This debate about education that you want me to engage in has become deeply frustrating.
|From the New York Post|
I get that.
But when I take your arguments seriously enough to respond with my views, time and time again, you have ignored my responses.
So, I don’t understand why you keep trying to engage me.
You’re now sending poorly sourced photo collages that attempt to link the AG’s daughter’s marriage to ideas you don’t like in education.
The first time you did that, I sent a point-by-point rebuttal.
The second collage didn’t offer anything new.
No. There’s no conflict. I already explained why there’s no conflict.
But here I go again…
The suggestion of links to CRT is completely manufactured. The AG’s son-in-law founded a firm that contributes to social-emotional learning programs.
Sure, a bunch of conservatives have objected to social-emotional learning. But just because conservatives don’t like it, doesn’t make it CRT.
And there it is! I keep coming back to this non-conversation. I shouldn’t, but I do because I find it troubling to see how you have been drawn into this movement to delegitimize education.
I’m sure you don’t see what you’re doing as an effort to delegitimize education, but on more than one occasion you have said (or written) that parents should have the final say in what gets taught in school.
Let me clear: That is absolutely wrong.
Parents are not education professionals. The people who decide what gets taught in school should be education professionals. Anyone who says otherwise is working to delegitimize education.
Look at the debate in the Virginia governor’s race right now. The GOP candidate just put out a campaign ad featuring a mother who was upset that the governor vetoed a bill that would allow parents to opt their kids out of reading books that parents don’t want their children reading. The mother in the ad spearheaded the effort to get that bill passed.
The book at the center of that mother’s complaint was the Nobel-prize winning novel Beloved by Toni Morrison, and the child who complained about it was a high school senior in AP English. He claimed the brutal descriptions of slavery gave him nightmares.

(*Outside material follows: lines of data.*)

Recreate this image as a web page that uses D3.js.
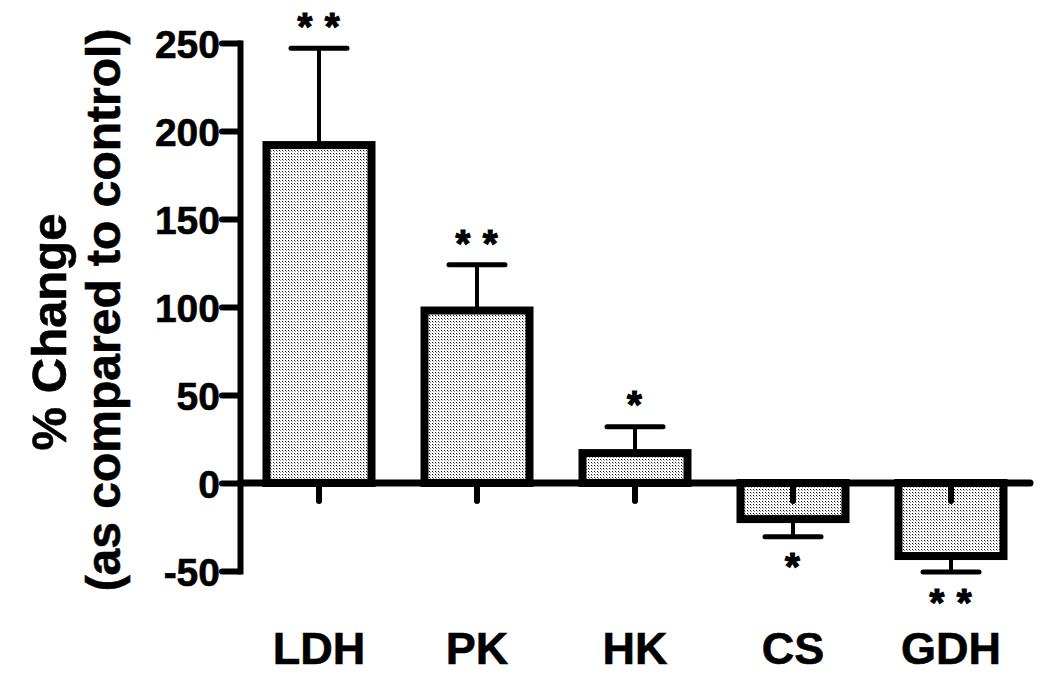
<!DOCTYPE html>
<html>
<head>
<meta charset="utf-8">
<script src="https://cdn.jsdelivr.net/npm/d3@7"></script>
<style>
  body { margin: 0; background: #fff; }
  text { font-family: "Liberation Sans", Arial, sans-serif; font-weight: bold; fill: #000; }
</style>
</head>
<body>
<div id="chart"></div>
<script>
// enzyme activity, % change vs control
var enzymes = ["LDH", "PK", "HK", "CS", "GDH"];
var change = [192, 98, 17, -20.5, -41.5];
var sem = [55, 26, 15, 10, 9];
var signif = ["* *", "* *", "*", "*", "* *"];
var yTicks = [-50, 0, 50, 100, 150, 200, 250];

var width = 1050,
   height = 685;

var x = d3.scaleBand()
   .domain(enzymes)
   .range([240, 1030]);

var y = d3.scaleLinear()
   .domain([-50, 250])
   .range([571, 43]);

var barW = 105;

var svg = d3.select("#chart").append("svg")
   .attr("width", width)
   .attr("height", height);

// dotted fill like the original print
var pat = svg.append("defs").append("pattern")
   .attr("id", "dots")
   .attr("patternUnits", "userSpaceOnUse")
   .attr("width", 3)
   .attr("height", 3);
pat.append("rect").attr("width", 3).attr("height", 3).attr("fill", "#fff");
pat.append("rect").attr("x", 0).attr("y", 0).attr("width", 1).attr("height", 1).attr("fill", "#111");
pat.append("rect").attr("x", 1).attr("y", 1).attr("width", 1).attr("height", 1).attr("fill", "#999");

var data = enzymes.map(function(d, i) {
   return {name: d, v: change[i], e: sem[i], s: signif[i]};
});

function cx(d) { return x(d.name) + x.bandwidth() / 2; }
function tip(d) { return d.v >= 0 ? d.v + d.e : d.v - d.e; }

// error bars (one-sided, away from zero)
var eb = svg.append("g");
eb.selectAll("line.stem")
   .data(data)
   .enter().append("line")
   .attr("x1", cx).attr("x2", cx)
   .attr("y1", function(d) { return y(d.v); })
   .attr("y2", function(d) { return y(tip(d)); })
   .attr("stroke", "#000")
   .attr("stroke-width", 4);
eb.selectAll("line.cap")
   .data(data)
   .enter().append("line")
   .attr("x1", function(d) { return cx(d) - 28; })
   .attr("x2", function(d) { return cx(d) + 28; })
   .attr("y1", function(d) { return y(tip(d)); })
   .attr("y2", function(d) { return y(tip(d)); })
   .attr("stroke", "#000")
   .attr("stroke-width", 5)
   .attr("stroke-linecap", "round");

// bars
svg.append("g").selectAll("rect")
   .data(data)
   .enter().append("rect")
   .attr("x", function(d) { return cx(d) - barW / 2; })
   .attr("width", barW)
   .attr("y", function(d) { return y(Math.max(0, d.v)); })
   .attr("height", function(d) { return Math.abs(y(d.v) - y(0)); })
   .attr("fill", "url(#dots)")
   .attr("stroke", "#000")
   .attr("stroke-width", 8);

// y axis
var yAxis = svg.append("g")
   .attr("transform", "translate(240,0)")
   .call(d3.axisLeft(y).tickValues(yTicks).tickSizeInner(18).tickSizeOuter(0).tickPadding(2)
      .tickFormat(function(d) { return String(d); }));
yAxis.attr("font-family", null);
yAxis.select(".domain")
   .attr("stroke", "#000")
   .attr("stroke-width", 6)
   .attr("stroke-linecap", "square");
yAxis.selectAll(".tick line")
   .attr("stroke", "#000")
   .attr("stroke-width", 6)
   .attr("stroke-linecap", "round");
yAxis.selectAll(".tick text")
   .attr("font-size", 39)
   .attr("dy", "0.36em")
   .attr("stroke", "#000")
   .attr("stroke-width", 0.6);

// x axis at zero
var xAxis = svg.append("g")
   .attr("transform", "translate(0," + y(0) + ")")
   .call(d3.axisBottom(x).tickSizeInner(18).tickSizeOuter(0).tickFormat(""));
xAxis.select(".domain").remove();
xAxis.append("line")
   .attr("x1", 240).attr("x2", 1030)
   .attr("stroke", "#000")
   .attr("stroke-width", 7)
   .attr("stroke-linecap", "round");
xAxis.selectAll(".tick line")
   .attr("stroke", "#000")
   .attr("stroke-width", 6)
   .attr("stroke-linecap", "round");

// category labels
svg.append("g").selectAll("text")
   .data(data)
   .enter().append("text")
   .attr("x", cx)
   .attr("y", 664)
   .attr("text-anchor", "middle")
   .attr("font-size", 45)
   .attr("stroke", "#000")
   .attr("stroke-width", 0.6)
   .text(function(d) { return d.name; });

// significance marks
svg.append("g").selectAll("text")
   .data(data)
   .enter().append("text")
   .attr("x", cx)
   .attr("y", function(d) { return d.v >= 0 ? y(tip(d)) - 28 : y(tip(d)) + 24; })
   .attr("dy", "0.52em")
   .attr("text-anchor", "middle")
   .attr("font-size", 38)
   .attr("letter-spacing", 1)
   .attr("stroke", "#000")
   .attr("stroke-width", 1.2)
   .text(function(d) { return d.s; });

// y title
svg.append("text")
   .attr("transform", "translate(66,332) rotate(-90)")
   .attr("text-anchor", "middle")
   .attr("font-size", 49)
   .attr("stroke", "#000")
   .attr("stroke-width", 0.6)
   .text("% Change");
svg.append("text")
   .attr("transform", "translate(120,310) rotate(-90)")
   .attr("text-anchor", "middle")
   .attr("font-size", 48)
   .attr("stroke", "#000")
   .attr("stroke-width", 0.6)
   .text("(as compared to control)");
</script>
</body>
</html>
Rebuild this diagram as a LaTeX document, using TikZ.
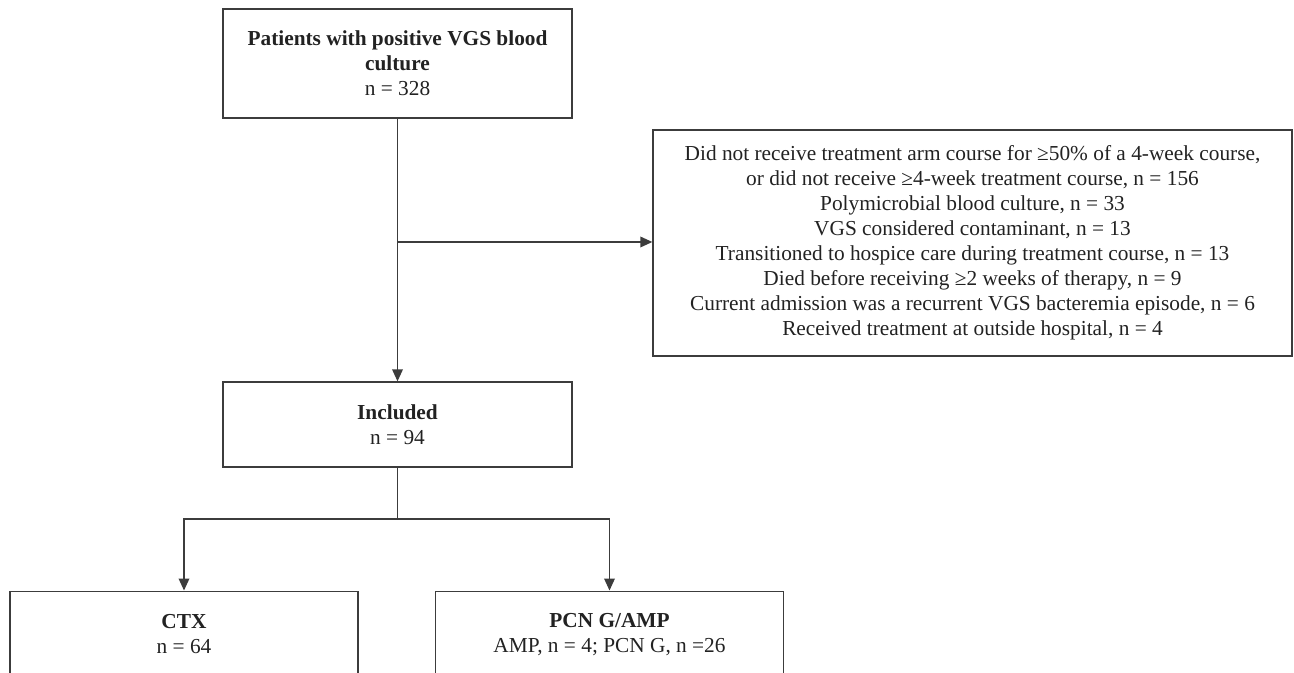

I do not want that kid’s parents to have any say in what gets taught in the public schools. They are dangerously ignorant people who couldn’t figure out how to help their 17-year-old AP English student son navigate a literary telling of slavery. They are the type of people who would get up and read the most shocking parts of Morrison’s book out of context in front of a school board meeting and they would use the shock to insist that the material has no place in the public schools.
Those parents’ effort to use legislation to keep a book out of their child’s hands is what gives me nightmares.
And the Virginia state legislature passed the bill! Twice!! It had to be vetoed (twice) to keep the book a required part of the AP English curriculum. They attempted to move mountains just to keep American author Toni Morrison’s award-winning novel out of their child’s hands.
And those parents are not part of a grassroots movement. They are well-known Republican activists. Their son worked (briefly) for the Trump administration.
And here’s where we get to another part of this mess that troubles me. You have been led to believe that this is a grassroots movement of frustrated parents who are being denied a voice. You think these parents arrived at these positions independently and they are simply concerned about their kids’ schools. And what’s worse than that, in your view, is that the powerful school boards are silencing these parents. They are using the incredible power of their school board appointments to shut these parents out of the decision-making process.
Put aside the fact that such a view grossly overestimates the role of a school board. Instead, pay attention to the oddly consistent message that these diverse groups of parents are sharing across the country. That should be enough to clue you in that this is not a grassroots movement. It is a well-funded political movement with leaders who have deftly coordinated on-the-ground community organizers. Organizations in the movement include Citizens Renewing America, the Manhattan Institute, Parents Defending Education, Turning Point USA, and Prager University (not an actual university, btw). These organizations have assembled toolkits that provide talking points and strategies for making these wedge issues the only thing that a school board can deal with, and they launched these efforts while school districts were trying to figure out how to safely reopen.
You think parents are frustrated? Imagine school administrators trying to open their institutions at the tail end of a pandemic only to have parents interrupt every public meeting with shouting arguments about a fringe issue. Oh, I’m sorry those parents weren’t all greeted with open arms, but their new pet issue wasn’t the only business on the agenda.
This is all to say, I think you have an incomplete understanding of the issue and I am frustrated that when I try to show you the bigger picture, you respond with some version of “But the children! Won’t anybody think of the children?”
It’s fear mongering, and that isn’t what should drive conversations about education.